São assim as coisas. Sentar-se num alpendre. Empurrar a noite para os confins dos olhos. Sentir a porosidade da chuva. Triunfar sobre o que nos faz falta. Nada nos faz falta. Caminhar pela absorvente morosidade da vida. Aceitar os paradoxos. As indelicadezas. Duvidar das certezas. Aceitar a alteridade do mundo que desaba em cansaços de promessas caducas. Poupar-se a esforços. Terminar o dia num jardim. Observar as janelas. Os rodopios do vento. As esplanadas. Os pedreiros. As montras. As canastras. As coincidências. Pensar...que os peixes não têm fronteiras. E o infinito...é um solo de Herbie Hancock.

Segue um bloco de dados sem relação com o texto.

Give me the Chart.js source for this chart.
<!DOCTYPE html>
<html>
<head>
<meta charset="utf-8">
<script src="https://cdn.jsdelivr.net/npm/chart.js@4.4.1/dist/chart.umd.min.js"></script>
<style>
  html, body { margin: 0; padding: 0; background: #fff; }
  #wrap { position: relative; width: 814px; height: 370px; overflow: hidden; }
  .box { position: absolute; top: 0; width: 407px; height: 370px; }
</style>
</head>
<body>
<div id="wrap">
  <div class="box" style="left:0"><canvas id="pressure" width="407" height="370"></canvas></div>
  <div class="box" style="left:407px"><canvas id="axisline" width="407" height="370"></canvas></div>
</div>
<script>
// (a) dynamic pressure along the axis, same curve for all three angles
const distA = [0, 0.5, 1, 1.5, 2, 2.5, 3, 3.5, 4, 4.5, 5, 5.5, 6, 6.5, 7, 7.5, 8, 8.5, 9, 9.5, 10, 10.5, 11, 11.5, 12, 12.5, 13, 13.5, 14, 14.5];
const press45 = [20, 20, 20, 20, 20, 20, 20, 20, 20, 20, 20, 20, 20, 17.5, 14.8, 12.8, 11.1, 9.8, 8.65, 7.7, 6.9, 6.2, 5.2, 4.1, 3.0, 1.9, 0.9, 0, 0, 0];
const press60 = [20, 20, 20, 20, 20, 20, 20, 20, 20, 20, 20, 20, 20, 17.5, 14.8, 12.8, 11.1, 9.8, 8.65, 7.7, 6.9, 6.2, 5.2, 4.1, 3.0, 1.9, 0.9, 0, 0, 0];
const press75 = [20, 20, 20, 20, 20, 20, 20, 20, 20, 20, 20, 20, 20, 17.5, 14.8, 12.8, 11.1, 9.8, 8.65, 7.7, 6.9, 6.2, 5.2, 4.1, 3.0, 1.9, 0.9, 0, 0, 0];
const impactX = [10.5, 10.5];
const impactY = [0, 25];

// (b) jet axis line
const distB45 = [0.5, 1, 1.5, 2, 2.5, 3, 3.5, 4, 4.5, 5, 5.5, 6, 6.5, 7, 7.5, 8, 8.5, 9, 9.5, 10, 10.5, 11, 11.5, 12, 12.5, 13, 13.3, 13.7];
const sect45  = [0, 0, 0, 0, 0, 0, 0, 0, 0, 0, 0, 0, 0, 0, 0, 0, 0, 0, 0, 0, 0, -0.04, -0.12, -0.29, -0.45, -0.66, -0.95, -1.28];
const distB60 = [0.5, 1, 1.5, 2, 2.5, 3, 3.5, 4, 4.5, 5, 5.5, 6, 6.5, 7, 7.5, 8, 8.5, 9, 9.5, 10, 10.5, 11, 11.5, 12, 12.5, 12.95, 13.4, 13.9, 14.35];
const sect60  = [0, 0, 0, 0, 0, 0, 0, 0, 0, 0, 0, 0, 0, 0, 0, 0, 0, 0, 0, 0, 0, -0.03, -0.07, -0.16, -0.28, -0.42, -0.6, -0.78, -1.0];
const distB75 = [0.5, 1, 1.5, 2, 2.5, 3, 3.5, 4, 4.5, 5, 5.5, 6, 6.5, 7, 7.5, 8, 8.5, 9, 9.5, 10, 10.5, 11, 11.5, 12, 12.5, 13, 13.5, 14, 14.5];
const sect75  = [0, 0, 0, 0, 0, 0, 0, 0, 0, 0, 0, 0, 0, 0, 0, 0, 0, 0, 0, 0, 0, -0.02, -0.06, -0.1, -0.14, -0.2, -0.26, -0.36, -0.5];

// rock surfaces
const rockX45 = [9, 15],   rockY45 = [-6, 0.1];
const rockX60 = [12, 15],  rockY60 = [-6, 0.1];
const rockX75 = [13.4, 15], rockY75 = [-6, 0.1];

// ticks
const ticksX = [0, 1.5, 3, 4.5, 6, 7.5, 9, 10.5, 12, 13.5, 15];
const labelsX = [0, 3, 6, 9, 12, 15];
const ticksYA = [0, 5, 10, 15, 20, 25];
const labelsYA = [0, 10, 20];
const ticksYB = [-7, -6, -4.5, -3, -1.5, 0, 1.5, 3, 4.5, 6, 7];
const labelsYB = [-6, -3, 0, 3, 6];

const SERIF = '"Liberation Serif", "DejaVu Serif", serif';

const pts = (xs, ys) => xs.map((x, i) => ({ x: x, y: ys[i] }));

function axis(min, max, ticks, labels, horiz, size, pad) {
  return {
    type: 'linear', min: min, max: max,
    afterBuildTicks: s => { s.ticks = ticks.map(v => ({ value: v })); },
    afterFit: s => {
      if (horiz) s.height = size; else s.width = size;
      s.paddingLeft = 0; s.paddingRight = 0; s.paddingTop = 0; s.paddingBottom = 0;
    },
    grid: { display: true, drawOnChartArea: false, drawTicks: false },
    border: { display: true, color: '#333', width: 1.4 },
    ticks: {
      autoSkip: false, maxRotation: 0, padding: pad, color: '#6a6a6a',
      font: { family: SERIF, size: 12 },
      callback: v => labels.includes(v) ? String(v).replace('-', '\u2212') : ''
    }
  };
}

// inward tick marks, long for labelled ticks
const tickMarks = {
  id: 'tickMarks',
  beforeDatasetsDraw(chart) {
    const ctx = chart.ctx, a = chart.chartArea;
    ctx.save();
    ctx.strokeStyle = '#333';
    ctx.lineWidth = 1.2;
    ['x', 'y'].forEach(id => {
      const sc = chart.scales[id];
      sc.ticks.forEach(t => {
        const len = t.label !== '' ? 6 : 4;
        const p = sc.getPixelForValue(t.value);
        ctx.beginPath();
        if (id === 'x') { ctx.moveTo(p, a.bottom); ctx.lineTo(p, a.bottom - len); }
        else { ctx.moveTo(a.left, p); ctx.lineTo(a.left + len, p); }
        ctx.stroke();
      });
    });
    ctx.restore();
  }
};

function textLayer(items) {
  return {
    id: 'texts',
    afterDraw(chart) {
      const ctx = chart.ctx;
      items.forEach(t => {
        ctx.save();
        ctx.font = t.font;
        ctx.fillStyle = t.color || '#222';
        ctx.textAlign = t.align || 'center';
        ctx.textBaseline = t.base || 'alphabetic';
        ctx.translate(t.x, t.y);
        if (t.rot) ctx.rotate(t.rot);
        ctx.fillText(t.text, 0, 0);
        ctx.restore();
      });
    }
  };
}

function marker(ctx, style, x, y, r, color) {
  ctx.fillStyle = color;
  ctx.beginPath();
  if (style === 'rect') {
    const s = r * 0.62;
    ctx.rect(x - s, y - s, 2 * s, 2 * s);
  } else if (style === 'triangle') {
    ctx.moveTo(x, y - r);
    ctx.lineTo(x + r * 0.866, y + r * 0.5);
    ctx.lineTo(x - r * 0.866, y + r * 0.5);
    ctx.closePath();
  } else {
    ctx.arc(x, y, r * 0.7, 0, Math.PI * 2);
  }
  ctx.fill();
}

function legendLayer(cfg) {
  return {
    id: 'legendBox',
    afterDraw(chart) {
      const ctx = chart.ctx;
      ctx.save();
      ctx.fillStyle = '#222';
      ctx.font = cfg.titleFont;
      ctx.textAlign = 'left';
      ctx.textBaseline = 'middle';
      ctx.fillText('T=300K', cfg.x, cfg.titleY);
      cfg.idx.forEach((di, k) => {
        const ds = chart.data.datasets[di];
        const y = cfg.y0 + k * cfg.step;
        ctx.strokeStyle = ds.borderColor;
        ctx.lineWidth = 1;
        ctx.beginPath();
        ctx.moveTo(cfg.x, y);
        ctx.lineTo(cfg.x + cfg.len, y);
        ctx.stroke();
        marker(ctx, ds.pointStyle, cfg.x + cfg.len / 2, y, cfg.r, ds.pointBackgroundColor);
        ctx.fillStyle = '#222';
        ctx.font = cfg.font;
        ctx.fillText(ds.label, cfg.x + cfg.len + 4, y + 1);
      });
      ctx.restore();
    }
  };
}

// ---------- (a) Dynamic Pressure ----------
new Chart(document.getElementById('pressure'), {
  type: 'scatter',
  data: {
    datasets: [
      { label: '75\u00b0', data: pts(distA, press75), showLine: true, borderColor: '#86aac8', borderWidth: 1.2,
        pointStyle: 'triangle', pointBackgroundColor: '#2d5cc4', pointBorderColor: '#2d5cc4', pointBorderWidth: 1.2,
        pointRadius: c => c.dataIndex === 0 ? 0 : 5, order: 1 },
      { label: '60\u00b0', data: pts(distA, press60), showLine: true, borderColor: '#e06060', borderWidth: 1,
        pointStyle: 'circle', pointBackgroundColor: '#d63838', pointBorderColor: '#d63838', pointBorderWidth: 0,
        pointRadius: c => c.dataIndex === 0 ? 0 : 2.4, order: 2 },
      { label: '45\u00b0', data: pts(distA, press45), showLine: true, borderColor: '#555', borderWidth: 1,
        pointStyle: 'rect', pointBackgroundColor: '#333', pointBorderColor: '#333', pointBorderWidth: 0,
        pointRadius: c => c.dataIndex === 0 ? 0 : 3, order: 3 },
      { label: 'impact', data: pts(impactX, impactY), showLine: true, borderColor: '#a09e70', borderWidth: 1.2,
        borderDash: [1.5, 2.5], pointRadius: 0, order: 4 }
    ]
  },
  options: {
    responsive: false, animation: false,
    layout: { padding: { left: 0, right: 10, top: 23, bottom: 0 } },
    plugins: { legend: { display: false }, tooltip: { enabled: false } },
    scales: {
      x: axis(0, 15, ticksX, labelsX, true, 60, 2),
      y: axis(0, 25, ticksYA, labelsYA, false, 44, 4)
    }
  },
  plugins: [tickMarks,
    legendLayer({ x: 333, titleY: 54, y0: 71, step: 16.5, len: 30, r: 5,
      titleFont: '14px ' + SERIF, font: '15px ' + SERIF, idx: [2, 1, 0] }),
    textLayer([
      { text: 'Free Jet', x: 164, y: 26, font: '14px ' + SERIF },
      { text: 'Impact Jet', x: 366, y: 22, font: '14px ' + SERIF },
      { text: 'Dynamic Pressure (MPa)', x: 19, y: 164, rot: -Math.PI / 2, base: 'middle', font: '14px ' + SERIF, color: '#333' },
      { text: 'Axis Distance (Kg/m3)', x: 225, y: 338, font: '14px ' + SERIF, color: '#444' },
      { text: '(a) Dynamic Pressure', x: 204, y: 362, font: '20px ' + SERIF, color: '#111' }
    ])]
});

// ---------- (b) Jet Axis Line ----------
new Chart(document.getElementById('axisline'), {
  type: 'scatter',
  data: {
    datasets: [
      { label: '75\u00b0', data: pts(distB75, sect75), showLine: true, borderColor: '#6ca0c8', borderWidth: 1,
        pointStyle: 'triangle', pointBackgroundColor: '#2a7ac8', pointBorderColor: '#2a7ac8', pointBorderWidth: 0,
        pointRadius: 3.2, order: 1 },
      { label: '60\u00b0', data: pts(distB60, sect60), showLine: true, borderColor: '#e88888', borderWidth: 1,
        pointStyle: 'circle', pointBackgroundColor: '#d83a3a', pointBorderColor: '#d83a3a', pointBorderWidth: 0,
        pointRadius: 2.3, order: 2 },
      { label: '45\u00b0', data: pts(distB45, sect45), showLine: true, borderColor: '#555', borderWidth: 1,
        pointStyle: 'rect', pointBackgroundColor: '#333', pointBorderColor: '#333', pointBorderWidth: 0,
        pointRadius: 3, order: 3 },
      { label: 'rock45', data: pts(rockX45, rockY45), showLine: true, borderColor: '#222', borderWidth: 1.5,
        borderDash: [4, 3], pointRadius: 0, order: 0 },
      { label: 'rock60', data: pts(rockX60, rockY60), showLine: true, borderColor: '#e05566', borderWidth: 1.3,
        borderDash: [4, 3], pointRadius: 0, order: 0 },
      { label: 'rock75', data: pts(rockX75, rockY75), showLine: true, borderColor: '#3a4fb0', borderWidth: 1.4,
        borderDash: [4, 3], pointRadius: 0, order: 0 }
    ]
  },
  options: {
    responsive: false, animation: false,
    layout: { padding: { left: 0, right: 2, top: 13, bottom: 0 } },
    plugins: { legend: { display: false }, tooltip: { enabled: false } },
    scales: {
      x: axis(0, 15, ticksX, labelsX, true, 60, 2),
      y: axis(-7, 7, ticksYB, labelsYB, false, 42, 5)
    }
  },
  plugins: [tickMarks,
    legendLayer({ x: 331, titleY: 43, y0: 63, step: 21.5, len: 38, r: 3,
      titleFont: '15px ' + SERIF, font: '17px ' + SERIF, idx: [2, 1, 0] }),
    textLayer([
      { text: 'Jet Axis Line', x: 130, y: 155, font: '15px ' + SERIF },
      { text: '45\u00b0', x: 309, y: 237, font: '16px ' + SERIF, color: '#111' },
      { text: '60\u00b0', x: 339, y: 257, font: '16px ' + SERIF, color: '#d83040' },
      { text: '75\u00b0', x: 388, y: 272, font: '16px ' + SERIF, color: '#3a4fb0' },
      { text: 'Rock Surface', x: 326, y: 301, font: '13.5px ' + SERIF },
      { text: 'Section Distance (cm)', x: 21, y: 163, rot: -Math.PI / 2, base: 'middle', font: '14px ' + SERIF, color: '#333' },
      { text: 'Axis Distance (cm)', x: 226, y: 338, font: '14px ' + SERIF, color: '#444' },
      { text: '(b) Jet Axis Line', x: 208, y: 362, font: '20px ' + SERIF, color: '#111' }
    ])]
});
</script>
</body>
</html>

O que é isso do amor? O que é isso do primeiro beijo e do primeiro acordar? E o sono? E a conclusão inexata da felicidade? Despertar é chegar. Decidir é partir. Erguer os olhos é ver o começo do mundo. A saudade é uma corda que nos prende ao passado. Não há conclusões...apenas incertezas. Um dia acordamos e não encontramos uma explicação para esse despertar. Um dia acordamos claustrofóbicos. Um dia somos seduzidos...noutro ancoramos num cais seco. E percebemos que o que nos une à vida é esse intervalo entre adormecer e acordar. Esse vácuo da alma. Essa sofreguidão de decidirmos para que lado vamos. Que porta abrimos. Que caos construímos com os nosso gemidos... de prazer. Insubmissos...amamos. Sempre a sentir aquele choro de alegria. Sempre a regressar ao calor de outro corpo. Sempre a acordar para o suor de mais um dia. Sempre a procurar a explicação para a impossibilidade de enfrentarmos a morte do amor...como se ela fosse o mais guardado mistério.